PCA and Gaussian noise in MLP neural network training improve generalization in problems with small and unbalanced data sets

Machine learning approaches have been successfully applied for automatic decision support in several domains. The quality of these systems, however, degrades severely in classification problems with small and unbalanced data sets for knowledge acquisition. Inherent to several real-world problems, data sets with these characteristics are the reality to be tackled by learning algorithms, but the small amount of data affects the classifiers' generalization power while the imbalance in class distribution makes the classifiers biased towards the larger classes.
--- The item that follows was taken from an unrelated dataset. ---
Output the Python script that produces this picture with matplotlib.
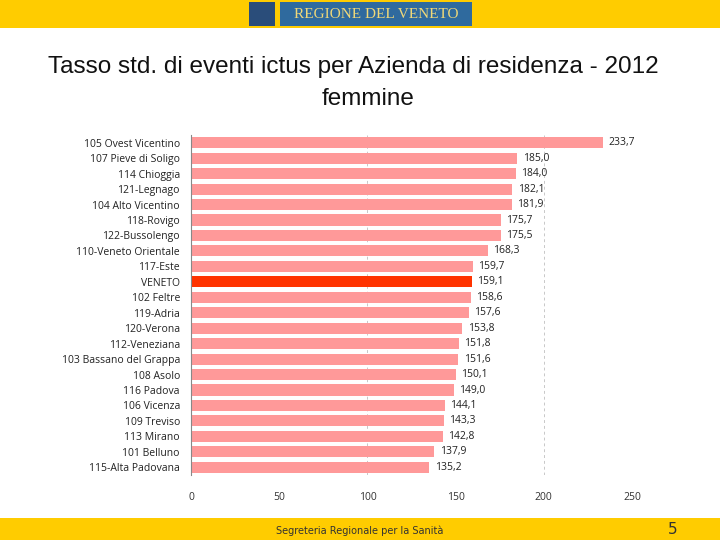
import numpy as np
import matplotlib.pyplot as plt
from matplotlib.patches import Rectangle

# data
aziende = ["105 Ovest Vicentino", "107 Pieve di Soligo", "114 Chioggia", "121-Legnago",
           "104 Alto Vicentino", "118-Rovigo", "122-Bussolengo", "110-Veneto Orientale",
           "117-Este", "VENETO", "102 Feltre", "119-Adria", "120-Verona", "112-Veneziana",
           "103 Bassano del Grappa", "108 Asolo", "116 Padova", "106 Vicenza", "109 Treviso",
           "113 Mirano", "101 Belluno", "115-Alta Padovana"]
tassi = [233.7, 185.0, 184.0, 182.1, 181.9, 175.7, 175.5, 168.3, 159.7, 159.1, 158.6,
         157.6, 153.8, 151.8, 151.6, 150.1, 149.0, 144.1, 143.3, 142.8, 137.9, 135.2]
x_ticks = [0, 50, 100, 150, 200, 250]

fig = plt.figure(figsize=(7.2, 5.4), dpi=100)
fig.patch.set_facecolor("white")

# header and footer bands
fig.patches.append(Rectangle((0, 1 - 28 / 540), 1, 28 / 540, transform=fig.transFigure,
                             facecolor="#FFCC00", edgecolor="none", zorder=0))
fig.patches.append(Rectangle((0, 0), 1, 22 / 540, transform=fig.transFigure,
                             facecolor="#FFCC00", edgecolor="none", zorder=0))
# logo
fig.patches.append(Rectangle((249 / 720, 1 - 26 / 540), 26 / 720, 24 / 540, transform=fig.transFigure,
                             facecolor="#2a4d7a", edgecolor="none", zorder=1))
fig.patches.append(Rectangle((280 / 720, 1 - 26 / 540), 192 / 720, 24 / 540, transform=fig.transFigure,
                             facecolor="#2f6a9e", edgecolor="none", zorder=1))
fig.text(376 / 720, 1 - 14 / 540, "REGIONE DEL VENETO", ha="center", va="center",
         color="#f0d878", fontsize=11, family="Liberation Serif", zorder=2)

fig.text(353 / 720, 1 - 67 / 540, "Tasso std. di eventi ictus per Azienda di residenza - 2012",
         ha="center", va="center", fontsize=17.5, family="Liberation Sans", color="#111111")
fig.text(368 / 720, 1 - 99 / 540, "femmine", ha="center", va="center", fontsize=17.5,
         family="Liberation Sans", color="#111111")

fig.text(360 / 720, 9 / 540, "Segreteria Regionale per la Sanità", ha="center", va="center",
         fontsize=7, family="DejaVu Sans", color="#333333")
fig.text(673 / 720, 10 / 540, "5", ha="center", va="center", fontsize=11,
         family="DejaVu Sans", color="#333333")

ax = fig.add_axes([191 / 720, 1 - 475 / 540, 441 / 720, 340 / 540])
y = np.arange(len(aziende))
colors = ["#FF3300" if a == "VENETO" else "#FF9999" for a in aziende]
ax.barh(y, tassi, height=0.72, color=colors, zorder=2)
for yi, v in zip(y, tassi):
    ax.text(v + 3, yi, f"{v:.1f}".replace(".", ","), va="center", ha="left",
            fontsize=7.5, family="Open Sans", color="#222222")

ax.set_xlim(0, 250)
ax.set_ylim(len(aziende) - 0.5, -0.5)
ax.set_yticks(y)
ax.set_yticklabels(aziende, fontsize=7.5, family="Open Sans", color="#222222")
ax.set_xticks(x_ticks)
ax.set_xticklabels([str(t) for t in x_ticks], fontsize=7.5, family="Open Sans", color="#333333")
ax.tick_params(axis="y", length=0, pad=8)
ax.tick_params(axis="x", length=0, pad=12)
for xv in [100, 200]:
    ax.axvline(xv, color="#c8c8c8", linestyle=(0, (3, 3)), linewidth=0.7, zorder=1)
for s in ["top", "right", "bottom"]:
    ax.spines[s].set_visible(False)
ax.spines["left"].set_color("#888888")
ax.spines["left"].set_linewidth(0.8)

fig.savefig("out.png", dpi=100)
Previous work had addressed these data constraints with the addition of Gaussian noise to the input patterns' variables during the iterative training process of a MultiLayer perceptron (MLP) neural network (NN). This paper improves the quality of such classifier by decorrelating the input variables via a Principal Component Analysis (PCA) transformation of the original input space before applying additive Gaussian noise to each transformed variable for each input pattern. PCA transformation prevents the conflicting effect of adding decorrelated noise to correlated variables, an effect which increases with the noise level. Three public data sets from a well-known benchmark (Proben1) were used to validate the proposed approach. Experimental results indicate that the proposed methodology improves the performance of the previous approach being statistically better than the traditional training method (95% confidence) in further experimental set-ups.